Liquor Store Inventory Management

Dead Inventory Is Quietly Draining Profit From Your Liquor Store

Every bottle collecting dust represents cash you already spent — cash that could be working harder in faster-moving products, smarter purchasing, and stronger margins.

Most liquor store owners focus on increasing sales, attracting new customers, and managing labor costs. While these are important, there’s another profit killer hiding in plain sight: dead inventory.

Dead inventory refers to products sitting on your shelves that aren’t selling and likely won’t sell without intervention. Over time, stagnant inventory can have a serious impact on your cash flow and profitability.

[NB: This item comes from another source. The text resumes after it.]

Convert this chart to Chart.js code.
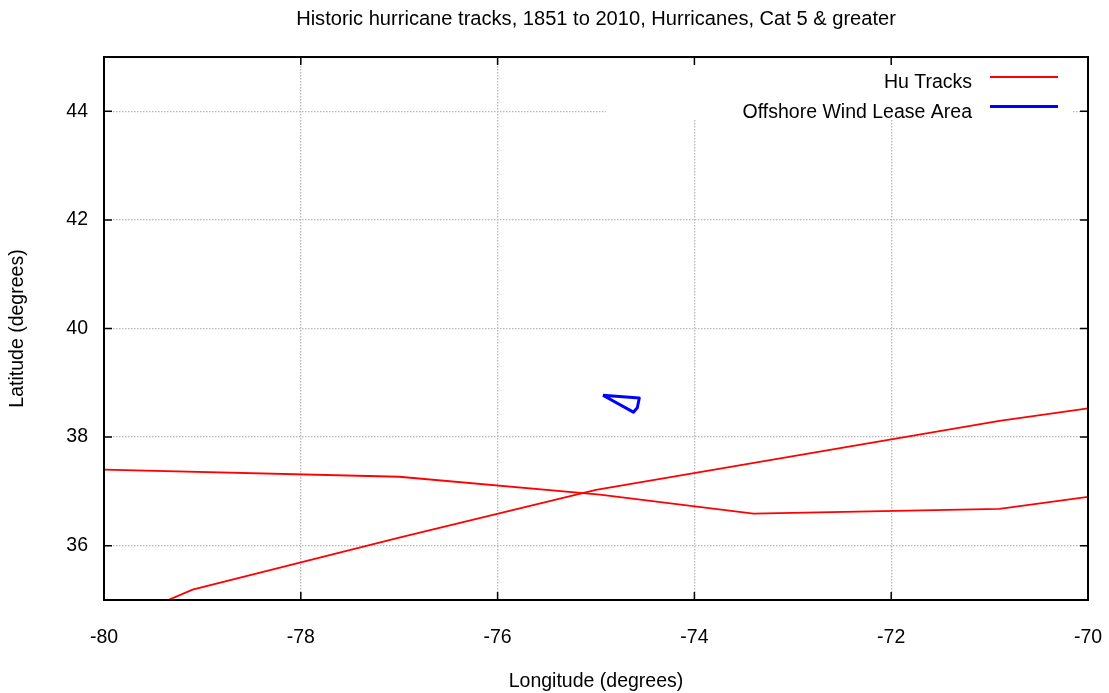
<!DOCTYPE html>
<html>
<head>
<meta charset="utf-8">
<script src="https://cdn.jsdelivr.net/npm/chart.js@4.4.1/dist/chart.umd.min.js"></script>
<style>
  html, body { margin: 0; padding: 0; background: #ffffff; }
  #wrap { width: 1109px; height: 693px; }
</style>
</head>
<body>
<div id="wrap"><canvas id="c" width="1109" height="693"></canvas></div>
<script>
// Axis ticks (degrees)
const lonTicks = [-80, -78, -76, -74, -72, -70];
const latTicks = [36, 38, 40, 42, 44];

// Hurricane track 1 (west to east)
const track1Lon = [-80.0, -77.0, -74.96, -73.4, -70.9, -70.0];
const track1Lat = [37.40, 37.27, 36.94, 36.59, 36.68, 36.90];

// Hurricane track 2 (south-west to north-east)
const track2Lon = [-79.45, -79.1, -77.0, -75.0, -70.9, -70.0];
const track2Lat = [34.92, 35.19, 36.15, 37.03, 38.30, 38.53];

// Offshore wind lease area outline (closed polygon)
const leaseLon = [-74.93, -74.56, -74.58, -74.62, -74.93];
const leaseLat = [38.77, 38.72, 38.54, 38.46, 38.77];

const FONT = "'Liberation Sans', Arial, Helvetica, sans-serif";
const FS = 19.5;

function zip(xs, ys) { return xs.map((x, i) => ({ x: x, y: ys[i] })); }

// Border with inward ticks on all four sides
const frame = {
  id: 'frame',
  afterDatasetsDraw(chart) {
    const { ctx, chartArea: a, scales } = chart;
    const tl = 8;
    ctx.save();
    ctx.strokeStyle = '#000';
    ctx.lineWidth = 1.5;
    ctx.beginPath();
    lonTicks.forEach(v => {
      const x = scales.x.getPixelForValue(v);
      ctx.moveTo(x, a.bottom); ctx.lineTo(x, a.bottom - tl);
      ctx.moveTo(x, a.top); ctx.lineTo(x, a.top + tl);
    });
    latTicks.forEach(v => {
      const y = scales.y.getPixelForValue(v);
      ctx.moveTo(a.left, y); ctx.lineTo(a.left + tl, y);
      ctx.moveTo(a.right, y); ctx.lineTo(a.right - tl, y);
    });
    ctx.stroke();
    ctx.lineWidth = 2;
    ctx.strokeRect(a.left, a.top, a.right - a.left, a.bottom - a.top);
    ctx.restore();
  }
};

// Key in the upper right corner of the plot
const keyBox = {
  id: 'keyBox',
  afterDatasetsDraw(chart) {
    const { ctx, chartArea: a } = chart;
    const seen = new Set();
    const items = [];
    chart.data.datasets.forEach(ds => {
      if (!seen.has(ds.label)) { seen.add(ds.label); items.push(ds); }
    });
    ctx.save();
    ctx.fillStyle = '#fff';
    ctx.fillRect(a.left + 502, a.top + 3, a.right - a.left - 518, 60);
    ctx.font = FS + 'px ' + FONT;
    ctx.textAlign = 'right';
    ctx.textBaseline = 'middle';
    items.forEach((ds, i) => {
      const ly = a.top + 20 + i * 29.5;
      ctx.fillStyle = '#000';
      ctx.fillText(ds.label, a.right - 116, ly + 6);
      ctx.strokeStyle = ds.borderColor;
      ctx.lineWidth = ds.borderWidth;
      ctx.beginPath();
      ctx.moveTo(a.right - 98, ly);
      ctx.lineTo(a.right - 30, ly);
      ctx.stroke();
    });
    ctx.restore();
  }
};

const lineStyle = { showLine: true, pointRadius: 0, pointHoverRadius: 0, fill: false, tension: 0 };

new Chart(document.getElementById('c'), {
  type: 'scatter',
  data: {
    datasets: [
      Object.assign({ label: 'Hu Tracks', data: zip(track1Lon, track1Lat), borderColor: '#ff0000', borderWidth: 1.8 }, lineStyle),
      Object.assign({ label: 'Hu Tracks', data: zip(track2Lon, track2Lat), borderColor: '#ff0000', borderWidth: 1.8 }, lineStyle),
      Object.assign({ label: 'Offshore Wind Lease Area', data: zip(leaseLon, leaseLat), borderColor: '#0000ff', borderWidth: 3, borderJoinStyle: 'round' }, lineStyle)
    ]
  },
  options: {
    responsive: false,
    animation: false,
    events: [],
    layout: { padding: { left: 0, right: 21, top: 0, bottom: 0 } },
    plugins: {
      legend: { display: false },
      tooltip: { enabled: false },
      title: {
        display: true,
        fullSize: false,
        text: 'Historic hurricane tracks, 1851 to 2010, Hurricanes, Cat 5 & greater',
        color: '#000',
        font: { family: FONT, size: 20.1, weight: 'normal' },
        padding: { top: 7, bottom: 25.9 }
      }
    },
    scales: {
      x: {
        type: 'linear',
        min: -80, max: -70,
        afterBuildTicks: s => { s.ticks = lonTicks.map(v => ({ value: v })); },
        afterFit: s => { s.height = 93; s.paddingLeft = 0; s.paddingRight = 0; },
        grid: { color: '#b8b8b8', lineWidth: 1.3, drawTicks: false },
        border: { display: false, dash: [1.5, 1.5] },
        ticks: { color: '#000', font: { family: FONT, size: FS }, padding: 26, maxRotation: 0, autoSkip: false },
        title: { display: true, text: 'Longitude (degrees)', color: '#000', font: { family: FONT, size: FS }, padding: { top: 0, bottom: 0 } }
      },
      y: {
        type: 'linear',
        min: 35, max: 45,
        afterBuildTicks: s => { s.ticks = latTicks.map(v => ({ value: v })); },
        afterFit: s => { s.width = 104; s.paddingTop = 0; s.paddingBottom = 0; },
        grid: { color: '#b8b8b8', lineWidth: 1.3, drawTicks: false },
        border: { display: false, dash: [1.5, 1.5] },
        ticks: { color: '#000', font: { family: FONT, size: FS }, padding: 16 },
        title: { display: true, text: 'Latitude (degrees)', color: '#000', font: { family: FONT, size: FS }, padding: { top: 6, bottom: 0 } }
      }
    }
  },
  plugins: [keyBox, frame]
});
</script>
</body>
</html>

What Dead Inventory Really Costs

1. Cash Flow Gets Locked Up

When you purchase inventory, you’re converting cash into products. The expectation is that those products will sell and convert back into cash — ideally with a profit.

Example: If your store has $25,000 worth of dead inventory, that’s $25,000 that can’t be used to purchase faster-moving products, take advantage of distributor deals, invest in marketing, upgrade operations, or build a cash reserve.

2. Valuable Shelf Space Is Wasted

Shelf space is one of the most valuable assets in any liquor store. Every slow-moving bottle occupies space that could be generating revenue with products customers actually want.

3. Inventory Carrying Costs Add Up

Storing inventory isn’t free. Dead inventory contributes to storage expenses, insurance costs, labor, inventory audits, shrinkage risk, and product damage.

Industry studies estimate carrying costs can range from 20% to 30% of inventory value annually. That means a $10,000 dead inventory problem could cost an additional $2,000 to $3,000 per year just to maintain.

4. Product Trends Change Quickly

Consumer preferences in beverage alcohol evolve constantly. New brands emerge, categories rise and fall, and customer tastes shift. The longer inventory sits unsold, the lower the likelihood that it will sell at full price.

How to Identify Dead Inventory

A good starting point is to identify products that have:

  • No sales in the last 90 days
  • No sales in the last 180 days
  • Less than one unit sold per month
  • Excess stock relative to demand
Inventory visibility matters. Regularly reviewing aging stock and sales velocity helps prevent slow-moving SKUs from becoming long-term cash flow problems.

The Hidden Impact on Purchasing Decisions

Dead inventory often creates a cycle that’s difficult to break. When shelves are full of slow-moving products, buyers become hesitant to bring in new items, cash becomes constrained, inventory turnover declines, and profitability suffers.

How to Reduce Dead Inventory

Discount Strategically

Small markdowns can often stimulate sales before products become completely stagnant.

Create Bundles

Pair slow-moving items with popular products to increase exposure and improve sell-through.

Relocate Products

Moving items to higher-traffic areas can help customers notice products they may otherwise overlook.

Work With Suppliers

Some distributors may offer support programs or opportunities to exchange inventory.

Improve Purchasing Decisions

Use historical sales data to make smarter buying decisions and avoid overstocking products with limited demand.

The Bottom Line

Dead inventory is more than an inventory problem — it’s a cash flow problem.

The most profitable liquor stores aren’t necessarily the ones with the most inventory. They’re the ones with the right inventory moving at the right speed.